The Silence of the Lambs (Film Review)

1991 The Silence of the Lambs (Film Review) Jodie Foster Anthony Hopkins Jonathan Demme Overrated
1991 Orion Pictures
Directed by: Jonathan Demme; Screenplay by: Ted Tally
Starring: Jodie Foster, Anthony Hopkins, Scott Glenn, and Ted Levine
MPAA Rating: R; Running Time: 118 Minutes

The Nicsperiment Score: 8/10

Someone named Buffalo Bill is kidnapping young women, murdering, and skinning them. Clarice Starling, a student at the FBI academy, is sent by the desperate bureau to interview an incarcerated serial killer named Hannibal Lecter, hoping to gain insight on Bill, so that they can more easily catch him. Clarice soon finds her head below dark waters. She's on the trail of Bill...and growing closer to Lecter.
1991's Silence of the Lambs is an influential film that kicked off the cinematic and television show serial killer craze, as well as that of the FBI profiler working with a psycho to hunt down a psycho. Without Lambs, my favorite television show of all time, The X-Files, would not exist. The acting by Jodie Foster as Clarice and Anthony Hopkins as Lecter is on the highest tier. The production values, including a death's head moth with a Salvador Dali painting on its back jammed down a woman's throat, and a basement that would serve as one of the most terrifying haunted houses ever constructed, is excellent. Jonathan Demme's direction isn't flashy, surprisingly consisting of a lot of static shots from Clarice's POV, but it gets the job done. The story twists and turns in satisfying ways. This movie is very good...and I don't really like it.
I don't find Hanibal Lecter a believable character. The director called him "a good man, trapped in an insane mind," but that doesn't make any sense. He is a sociopath who eats people.

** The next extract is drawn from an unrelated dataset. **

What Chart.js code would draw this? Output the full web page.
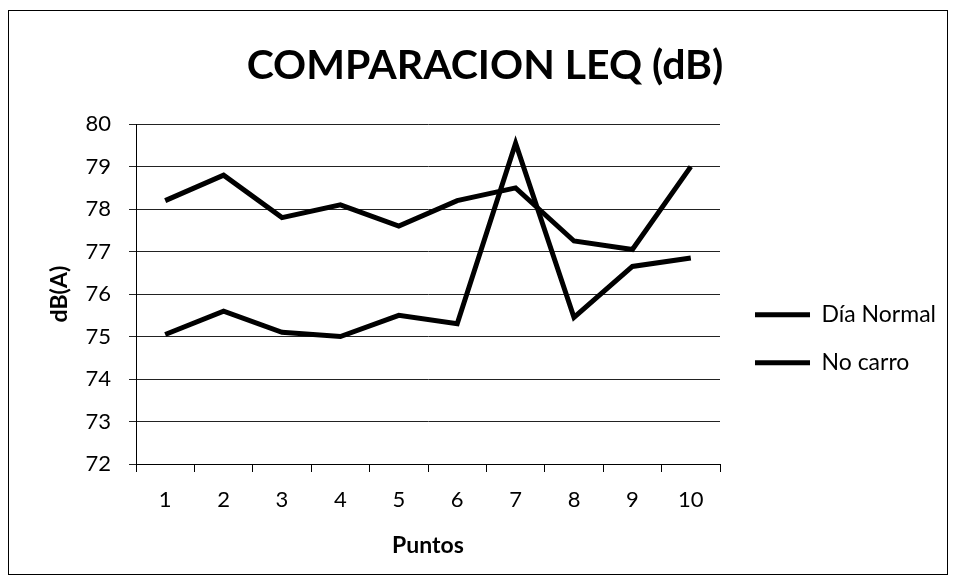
<!DOCTYPE html>
<html>
<head>
<meta charset="utf-8">
<script src="https://cdn.jsdelivr.net/npm/chart.js@4.4.1/dist/chart.umd.min.js"></script>
<style>
  body { margin: 0; background: #fff; }
  #box { position: absolute; left: 8px; top: 10px; width: 938px; height: 563px; border: 1px solid #000; }
</style>
</head>
<body>
<div id="box"><canvas id="leqChart"></canvas></div>
<script>
// Chart data
var puntos = ['1', '2', '3', '4', '5', '6', '7', '8', '9', '10'];
var diaNormal = [78.2, 78.8, 77.8, 78.1, 77.6, 78.2, 78.5, 77.25, 77.05, 79.0];
var noCarro = [75.05, 75.6, 75.1, 75.0, 75.5, 75.3, 79.55, 75.45, 76.65, 76.85];
var yMin = 72, yMax = 80, yStep = 1;

Chart.defaults.font.family = 'Lato, "Open Sans", sans-serif';
Chart.defaults.color = '#000';

var ctx = document.getElementById('leqChart').getContext('2d');
var leqChart = new Chart(ctx, {
  type: 'line',
  data: {
    labels: puntos,
    datasets: [{
      label: 'Día Normal',
      data: diaNormal,
      borderColor: '#000',
      backgroundColor: '#000',
      borderWidth: 5,
      pointRadius: 0,
      tension: 0
    }, {
      label: 'No carro',
      data: noCarro,
      borderColor: '#000',
      backgroundColor: '#000',
      borderWidth: 5,
      pointRadius: 0,
      tension: 0
    }]
  },
  options: {
    responsive: true,
    maintainAspectRatio: false,
    animation: false,
    layout: { padding: { left: 15, right: 1, top: 0, bottom: 0 } },
    plugins: {
      title: {
        display: true,
        text: 'COMPARACION LEQ (dB)',
        font: { size: 41, weight: 'bold' },
        padding: { top: 30, bottom: 34 }
      },
      legend: {
        position: 'right',
        // empty title only pushes the two entries down
        title: { display: true, text: '', font: { size: 12 }, padding: { top: 78, bottom: 0 } },
        labels: {
          usePointStyle: true,
          pointStyle: 'line',
          pointStyleWidth: 55,
          padding: 25,
          font: { size: 23 }
        }
      },
      tooltip: { enabled: false }
    },
    scales: {
      x: {
        offset: true,
        grid: { display: true, drawOnChartArea: false, drawTicks: true, tickLength: 8, offset: true, color: '#000' },
        border: { color: '#000' },
        ticks: { font: { size: 22 }, padding: 15 },
        title: { display: true, text: 'Puntos', font: { size: 23, weight: 'bold' }, padding: { top: 5, bottom: 15 } },
        afterFit: function (scale) { scale.height = 110; }
      },
      y: {
        min: yMin,
        max: yMax,
        ticks: { stepSize: yStep, font: { size: 22 }, padding: 18 },
        grid: { color: '#222', tickLength: 7 },
        border: { color: '#000' },
        title: { display: true, text: 'dB(A)', font: { size: 23, weight: 'bold' }, padding: { top: 22, bottom: 0 } },
        afterFit: function (scale) { scale.width = 112; }
      },
      // hidden spacer between plot and legend
      gap: {
        display: false,
        position: 'right',
        afterFit: function (scale) { scale.width = 10; }
      }
    }
  }
});
</script>
</body>
</html>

He is evil. It feels like the film almost forgets that, like it wants to have its cake and eat him...uh...it too with the character, presenting him as bad, but not "that bad" somehow, even though he chops off an innocent person's face at one point in this film and wears it. I also find a lot of the film's profiler jargon outdated, and personally, kind of dumb, going against some of the reality I've experienced in the 35 years since the films was released. My verisimilitude while watching The Silence of the Lambs is low. I just don't really like this film...
And yet I cannot pretend like The Silence of the Lambs is not very well-acted, well-written, and well made. Subjectively, I'm not a big fan, even if the film led to one of my favorite all-time things. Objectively, other than the direction being a little too static at times, and the plot taking leaps (Lecter came across the killer before?! Really?!?!), there's little fault I can find in The Silence of the Lambs. Whatever.